Please join us Friday, June 1st, at 6 pm for the opening of GROWING DIVINE, a collaborative exhibition of contemporary textile art featuring the work of three artists:
Kusum Pandey, a Hindu textile artist and leader of a village women's co-op
Azhair Hussain Khan, a Muslim embroidery master
Jethro Gillespie, a Mormon textile artist and painter
The show is co-curated by McArthur Krishna, a Mormon author and activist whose vision and tireless work have made this incredible and unique collaboration possible.
"HOWDY or NAMASTE or SALAAM ALAIKUM
Living in rural India is never dull. There are the unfamiliar sounds that jar your being like the call of a peacock or a jackal howling at night.

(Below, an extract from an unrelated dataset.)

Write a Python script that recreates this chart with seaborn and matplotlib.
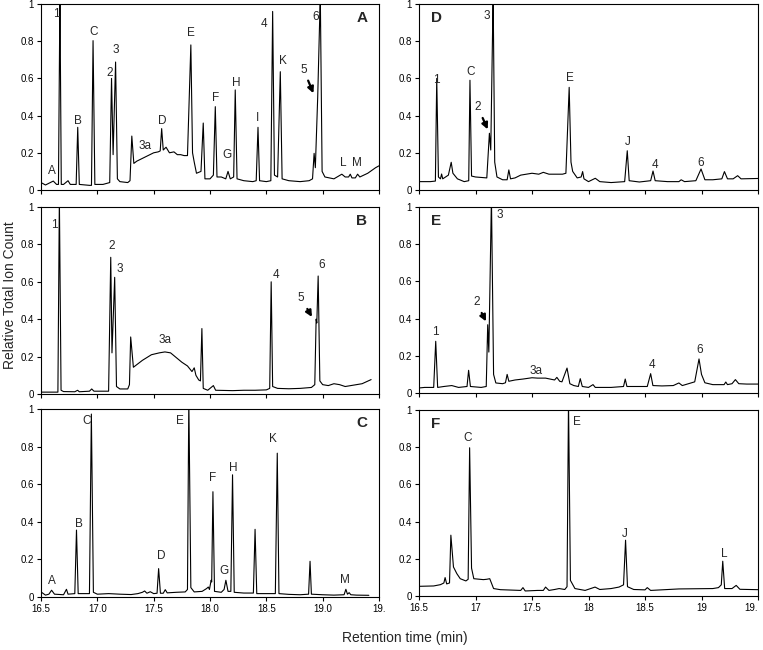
import numpy as np
import pandas as pd
import seaborn as sns
import matplotlib.pyplot as plt

# Chromatogram traces: vertices (retention time, relative TIC)
a_time = [16.5, 16.54, 16.609, 16.638, 16.655, 16.668, 16.68, 16.70, 16.74, 16.76, 16.812, 16.826, 16.84,
          16.93, 16.948, 16.962, 16.978, 17.05, 17.11, 17.126, 17.14, 17.162, 17.178, 17.20, 17.27, 17.29,
          17.306, 17.324, 17.35, 17.40, 17.45, 17.50, 17.54, 17.558, 17.571, 17.585, 17.61, 17.64, 17.68,
          17.71, 17.74, 17.77, 17.80, 17.83, 17.845, 17.86, 17.88, 17.92, 17.94, 17.955, 18.0, 18.03,
          18.047, 18.062, 18.10, 18.14, 18.16, 18.18, 18.21, 18.224, 18.24, 18.30, 18.38, 18.41, 18.426,
          18.44, 18.50, 18.54, 18.556, 18.572, 18.60, 18.624, 18.64, 18.70, 18.80, 18.88, 18.91, 18.924,
          18.935, 18.956, 18.979, 18.995, 19.02, 19.10, 19.17, 19.20, 19.23, 19.245, 19.26, 19.29, 19.31,
          19.33, 19.40, 19.47, 19.5]
a_signal = [0.04, 0.027, 0.048, 0.03, 0.03, 1.05, 0.03, 0.03, 0.05, 0.03, 0.03, 0.337, 0.03,
            0.025, 0.025, 0.803, 0.03, 0.03, 0.04, 0.60, 0.19, 0.688, 0.06, 0.045, 0.04, 0.05,
            0.29, 0.143, 0.155, 0.17, 0.185, 0.2, 0.205, 0.21, 0.33, 0.215, 0.23, 0.2, 0.205,
            0.19, 0.19, 0.185, 0.185, 0.78, 0.2, 0.15, 0.09, 0.1, 0.36, 0.06, 0.06, 0.08,
            0.448, 0.07, 0.07, 0.06, 0.1, 0.06, 0.07, 0.538, 0.06, 0.05, 0.045, 0.05, 0.337,
            0.05, 0.045, 0.05, 0.96, 0.08, 0.07, 0.636, 0.06, 0.05, 0.045, 0.05, 0.06, 0.197,
            0.12, 0.50, 1.05, 0.1, 0.07, 0.06, 0.085, 0.07, 0.07, 0.085, 0.065, 0.065, 0.085,
            0.07, 0.09, 0.12, 0.13]

b_time = [16.5, 16.62, 16.65, 16.663, 16.678, 16.70, 16.80, 16.825, 16.84, 16.93, 16.95, 16.97, 17.10,
          17.119, 17.13, 17.154, 17.17, 17.20, 17.27, 17.285, 17.296, 17.32, 17.40, 17.48, 17.55, 17.60,
          17.65, 17.70, 17.75, 17.80, 17.84, 17.86, 17.875, 17.90, 17.915, 17.928, 17.94, 17.98, 18.03,
          18.05, 18.2, 18.3, 18.4, 18.5, 18.53, 18.543, 18.556, 18.6, 18.7, 18.8, 18.9, 18.93, 18.942,
          18.948, 18.96, 18.975, 19.0, 19.05, 19.1, 19.15, 19.2, 19.25, 19.3, 19.35, 19.43]
b_signal = [0.01, 0.01, 0.01, 1.05, 0.02, 0.013, 0.012, 0.02, 0.012, 0.015, 0.027, 0.015, 0.015,
            0.731, 0.22, 0.624, 0.04, 0.027, 0.027, 0.05, 0.305, 0.143, 0.18, 0.21, 0.22, 0.225,
            0.22, 0.195, 0.17, 0.15, 0.12, 0.14, 0.1, 0.075, 0.07, 0.35, 0.03, 0.02, 0.045,
            0.02, 0.018, 0.02, 0.02, 0.022, 0.03, 0.60, 0.04, 0.03, 0.028, 0.03, 0.035, 0.05, 0.40,
            0.38, 0.631, 0.07, 0.05, 0.045, 0.055, 0.05, 0.04, 0.045, 0.05, 0.055, 0.077]

c_time = [16.5, 16.54, 16.57, 16.594, 16.62, 16.70, 16.726, 16.74, 16.80, 16.815, 16.83, 16.93, 16.947,
          16.965, 17.0, 17.1, 17.2, 17.3, 17.36, 17.4, 17.42, 17.44, 17.47, 17.50, 17.53, 17.544, 17.56,
          17.585, 17.603, 17.62, 17.70, 17.78, 17.80, 17.812, 17.83, 17.86, 17.93, 17.97, 17.985, 17.995,
          18.01, 18.015, 18.026, 18.04, 18.10, 18.125, 18.141, 18.16, 18.185, 18.2, 18.215, 18.3, 18.385,
          18.4, 18.415, 18.5, 18.58, 18.597, 18.612, 18.7, 18.8, 18.875, 18.888, 18.9, 19.0, 19.1,
          19.19, 19.206, 19.22, 19.235, 19.25, 19.3, 19.41]
c_signal = [0.027, 0.01, 0.015, 0.036, 0.015, 0.012, 0.041, 0.015, 0.018, 0.356, 0.018, 0.018, 0.973,
            0.025, 0.015, 0.018, 0.015, 0.013, 0.018, 0.025, 0.032, 0.02, 0.028, 0.018, 0.02, 0.151, 0.02,
            0.02, 0.039, 0.022, 0.025, 0.027, 0.04, 1.05, 0.05, 0.027, 0.03, 0.045, 0.053, 0.04,
            0.089, 0.08, 0.56, 0.03, 0.025, 0.04, 0.089, 0.03, 0.03, 0.65, 0.025, 0.021, 0.021,
            0.36, 0.018, 0.018, 0.018, 0.765, 0.018, 0.014, 0.012, 0.015, 0.19, 0.015, 0.012, 0.01,
            0.012, 0.041, 0.015, 0.023, 0.012, 0.01, 0.009]

d_time = [16.5, 16.6, 16.645, 16.657, 16.672, 16.69, 16.70, 16.71, 16.76, 16.785, 16.80, 16.84, 16.90,
          16.94, 16.951, 16.965, 17.0, 17.1, 17.123, 17.135, 17.156, 17.17, 17.19, 17.24, 17.28, 17.295,
          17.31, 17.35, 17.40, 17.45, 17.50, 17.56, 17.60, 17.65, 17.70, 17.77, 17.80, 17.829, 17.845,
          17.86, 17.9, 17.935, 17.948, 17.96, 18.0, 18.06, 18.1, 18.2, 18.32, 18.343, 18.36, 18.45,
          18.55, 18.571, 18.59, 18.7, 18.8, 18.82, 18.85, 18.95, 18.996, 19.03, 19.1, 19.18, 19.203,
          19.23, 19.28, 19.32, 19.35, 19.5]
d_signal = [0.045, 0.045, 0.048, 0.60, 0.07, 0.06, 0.086, 0.06, 0.08, 0.149, 0.09, 0.06, 0.045,
            0.05, 0.59, 0.075, 0.07, 0.065, 0.305, 0.215, 1.05, 0.15, 0.07, 0.055, 0.055, 0.108,
            0.06, 0.065, 0.08, 0.085, 0.09, 0.085, 0.095, 0.085, 0.085, 0.085, 0.09, 0.552, 0.15,
            0.1, 0.065, 0.07, 0.099, 0.06, 0.045, 0.063, 0.045, 0.04, 0.045, 0.211, 0.05, 0.043,
            0.05, 0.102, 0.05, 0.045, 0.045, 0.055, 0.045, 0.05, 0.113, 0.055, 0.055, 0.06, 0.099,
            0.06, 0.06, 0.077, 0.06, 0.062]

e_time = [16.5, 16.55, 16.63, 16.648, 16.665, 16.72, 16.79, 16.85, 16.925, 16.939, 16.955, 17.05, 17.095,
          17.108, 17.118, 17.141, 17.16, 17.18, 17.24, 17.265, 17.28, 17.295, 17.35, 17.42, 17.50, 17.55,
          17.62, 17.70, 17.72, 17.745, 17.765, 17.81, 17.835, 17.87, 17.91, 17.927, 17.945, 18.0, 18.04,
          18.06, 18.2, 18.31, 18.325, 18.34, 18.4, 18.52, 18.55, 18.57, 18.65, 18.75, 18.80, 18.83,
          18.94, 18.978, 19.0, 19.03, 19.1, 19.2, 19.215, 19.23, 19.27, 19.30, 19.33, 19.4, 19.5]
e_signal = [0.027, 0.03, 0.03, 0.278, 0.03, 0.035, 0.04, 0.03, 0.035, 0.122, 0.035, 0.03, 0.035,
            0.367, 0.22, 1.05, 0.1, 0.054, 0.05, 0.055, 0.10, 0.063, 0.07, 0.075, 0.082, 0.08,
            0.08, 0.07, 0.084, 0.063, 0.06, 0.134, 0.05, 0.04, 0.035, 0.077, 0.035, 0.03, 0.045,
            0.03, 0.03, 0.035, 0.075, 0.035, 0.035, 0.035, 0.104, 0.04, 0.038, 0.04, 0.054, 0.04,
            0.06, 0.183, 0.1, 0.055, 0.045, 0.045, 0.059, 0.045, 0.05, 0.072, 0.05, 0.048, 0.048]

f_time = [16.5, 16.63, 16.69, 16.72, 16.731, 16.745, 16.77, 16.782, 16.805, 16.835, 16.865, 16.915, 16.935,
          16.948, 16.965, 16.985, 17.07, 17.10, 17.126, 17.16, 17.22, 17.4, 17.42, 17.44, 17.55, 17.6,
          17.62, 17.65, 17.70, 17.74, 17.79, 17.81, 17.823, 17.84, 17.88, 17.97, 18.058, 18.1, 18.2,
          18.27, 18.31, 18.328, 18.345, 18.40, 18.5, 18.52, 18.55, 18.8, 19.1, 19.15, 19.175, 19.188,
          19.205, 19.27, 19.307, 19.34, 19.5]
f_signal = [0.052, 0.054, 0.061, 0.07, 0.099, 0.065, 0.07, 0.327, 0.156, 0.12, 0.093, 0.081, 0.09,
            0.797, 0.15, 0.093, 0.088, 0.09, 0.093, 0.04, 0.034, 0.03, 0.045, 0.027, 0.03, 0.03,
            0.048, 0.03, 0.035, 0.04, 0.035, 0.05, 1.05, 0.084, 0.04, 0.03, 0.048, 0.035, 0.04,
            0.048, 0.06, 0.30, 0.05, 0.035, 0.033, 0.045, 0.03, 0.038, 0.04, 0.045, 0.06, 0.187,
            0.04, 0.04, 0.057, 0.036, 0.034]

# Peak labels (text, time, height)
a_labels = ["A", "1", "B", "C", "2", "3", "3a", "D", "E", "F", "G", "H", "I", "4", "K", "6", "L", "M"]
a_label_t = [16.594, 16.632, 16.832, 16.97, 17.106, 17.168, 17.424, 17.58, 17.835, 18.05, 18.15, 18.23,
             18.426, 18.476, 18.647, 18.94, 19.18, 19.30]
a_label_y = [0.104, 0.946, 0.371, 0.851, 0.627, 0.753, 0.237, 0.371, 0.842, 0.493, 0.188, 0.577,
             0.385, 0.892, 0.694, 0.932, 0.143, 0.143]

b_labels = ["1", "2", "3", "3a", "4", "6"]
b_label_t = [16.619, 17.131, 17.199, 17.604, 18.584, 18.987]
b_label_y = [0.905, 0.789, 0.667, 0.287, 0.636, 0.69]

c_labels = ["A", "B", "C", "D", "E", "F", "G", "H", "K", "M"]
c_label_t = [16.594, 16.838, 16.906, 17.571, 17.735, 18.024, 18.12, 18.209, 18.562, 19.197]
c_label_y = [0.085, 0.386, 0.934, 0.217, 0.934, 0.632, 0.137, 0.685, 0.84, 0.089]

d_labels = ["1", "C", "3", "E", "J", "4", "6"]
d_label_t = [16.657, 16.96, 17.096, 17.835, 18.349, 18.586, 18.996]
d_label_y = [0.59, 0.636, 0.935, 0.60, 0.26, 0.134, 0.143]

e_labels = ["1", "3", "3a", "4", "6"]
e_label_t = [16.642, 17.215, 17.533, 18.562, 18.987]
e_label_y = [0.328, 0.959, 0.116, 0.149, 0.229]

f_labels = ["C", "E", "J", "L"]
f_label_t = [16.93, 17.895, 18.319, 19.203]
f_label_y = [0.847, 0.937, 0.336, 0.228]

# Arrowed labels: (text, label t, label y, tip t, tip y)
a_arrow = ("5", 18.832, 0.645, 18.918, 0.52)
b_arrow = ("5", 18.81, 0.511, 18.905, 0.412)
d_arrow = ("2", 17.022, 0.444, 17.108, 0.326)
e_arrow = ("2", 17.007, 0.487, 17.093, 0.385)

# x tick labels as printed (last one is cut off in the original)
left_xlabels = ["16.5", "17.0", "17.5", "18.0", "18.5", "19.0", "19."]
right_xlabels = ["16.5", "17", "17.5", "18", "18.5", "19", "19."]

panels = [
    ("A", a_time, a_signal, a_labels, a_label_t, a_label_y, a_arrow, [41, 4, 379, 190], "right"),
    ("B", b_time, b_signal, b_labels, b_label_t, b_label_y, b_arrow, [41, 207, 379, 394], "right"),
    ("C", c_time, c_signal, c_labels, c_label_t, c_label_y, None, [41, 409, 379, 597], "right"),
    ("D", d_time, d_signal, d_labels, d_label_t, d_label_y, d_arrow, [419, 4, 758, 190], "left"),
    ("E", e_time, e_signal, e_labels, e_label_t, e_label_y, e_arrow, [419, 207, 758, 393], "left"),
    ("F", f_time, f_signal, f_labels, f_label_t, f_label_y, None, [419, 410, 758, 596], "left"),
]

sns.set_style("ticks")
plt.rcParams['font.family'] = ['Liberation Sans', 'DejaVu Sans']

W, H = 763, 650
fig = plt.figure(figsize=(W / 100, H / 100), dpi=100)

xticks = [16.5, 17.0, 17.5, 18.0, 18.5, 19.0, 19.5]
yticks = [0, 0.2, 0.4, 0.6, 0.8, 1.0]

for name, t, s, labels, lt, ly, arrow, box, corner in panels:
    x0, y0, x1, y1 = box
    ax = fig.add_axes([x0 / W, 1 - y1 / H, (x1 - x0) / W, (y1 - y0) / H])
    df = pd.DataFrame({"time": t, "signal": s})
    sns.lineplot(data=df, x="time", y="signal", ax=ax, color="black",
                 linewidth=0.8, estimator=None, sort=False)
    ax.set_xlim(16.5, 19.5)
    ax.set_ylim(0, 1)
    ax.set_xlabel("")
    ax.set_ylabel("")
    ax.set_yticks(yticks)
    ax.set_yticklabels(["0", "0.2", "0.4", "0.6", "0.8", "1"])
    ax.set_xticks(xticks)
    if name == "C":
        ax.set_xticklabels(left_xlabels)
    elif name == "F":
        ax.set_xticklabels(right_xlabels)
        # keep the last label inside the figure edge
        ax.get_xticklabels()[-1].set_horizontalalignment("right")
    else:
        ax.set_xticklabels([])
    ax.tick_params(direction="out", length=3, width=0.8, labelsize=7, pad=2, colors="black")
    for sp in ax.spines.values():
        sp.set_linewidth(0.8)
        sp.set_color("black")

    for lab, tx, ty in zip(labels, lt, ly):
        ax.text(tx, ty, lab, ha="center", va="center", fontsize=8.5)
    if arrow is not None:
        lab, tx, ty, hx, hy = arrow
        ax.annotate(lab, xy=(hx, hy), xytext=(tx, ty), ha="center", va="center", fontsize=8.5,
                    arrowprops=dict(arrowstyle="-|>", color="black", lw=1.6,
                                    mutation_scale=9, shrinkA=1, shrinkB=0))
    if corner == "right":
        ax.text(0.965, 0.925, name, transform=ax.transAxes, ha="right", va="center",
                fontsize=11, fontweight="bold")
    else:
        ax.text(0.035, 0.925, name, transform=ax.transAxes, ha="left", va="center",
                fontsize=11, fontweight="bold")

fig.text(10 / W, 1 - 295 / H, "Relative Total Ion Count", rotation=90,
         ha="center", va="center", fontsize=10)
fig.text(405 / W, 1 - 638 / H, "Retention time (min)", ha="center", va="center", fontsize=10)

fig.savefig("out.png", dpi=100)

There are the smells— we will leave those to your imagination.
There are the sights of weddings dancing in the street, sequined sari-clad women perched on the back of motorcycles, naked holy men walking the roads. There is the constant pang of missing home. There are the frequent challenges like no electricity and a snake in the shoe cupboard and rats in the toilet and a culture that is often incomprehensible. There is the constant demand for patience and personal growth. It is not comfortable.
There is, also, the deep resounding belief that if my Heavenly Parents wanted me on this path, there must be abundance here. So I looked around to find my own personal abundance.
And it IS here, in many many ways. (I am looking out the door now to the golden green of tropical afternoon sunshine and it makes me take deep breathes of gratitude. Abundance.)
But one of my most favorite ways is the abundance of creation possibility. In India, I can create in ways that are simply not possible in America. I create furniture, spaces, businesses, books, clothes… and now, textile art.
I was looking for a way to play to my Indian friends’ strengths. Mr. Hussain, a master embroidery artist, is exacting about form. He drives me crazy. I want things to roll and sway and rollick— and he demands precision and decision and tidiness. And our projects are possible and beautiful because of his demands.
Kusum, a woman with magic hands, will tackle anything. She leads a village women’s co-op in creating handicraft projects that help provide a livelihood (and a sisterhood) for all of them. Kusum will take an idea and twist and turn and from her hands comes something new and better than I had imagined. We laugh together often… mostly at ourselves.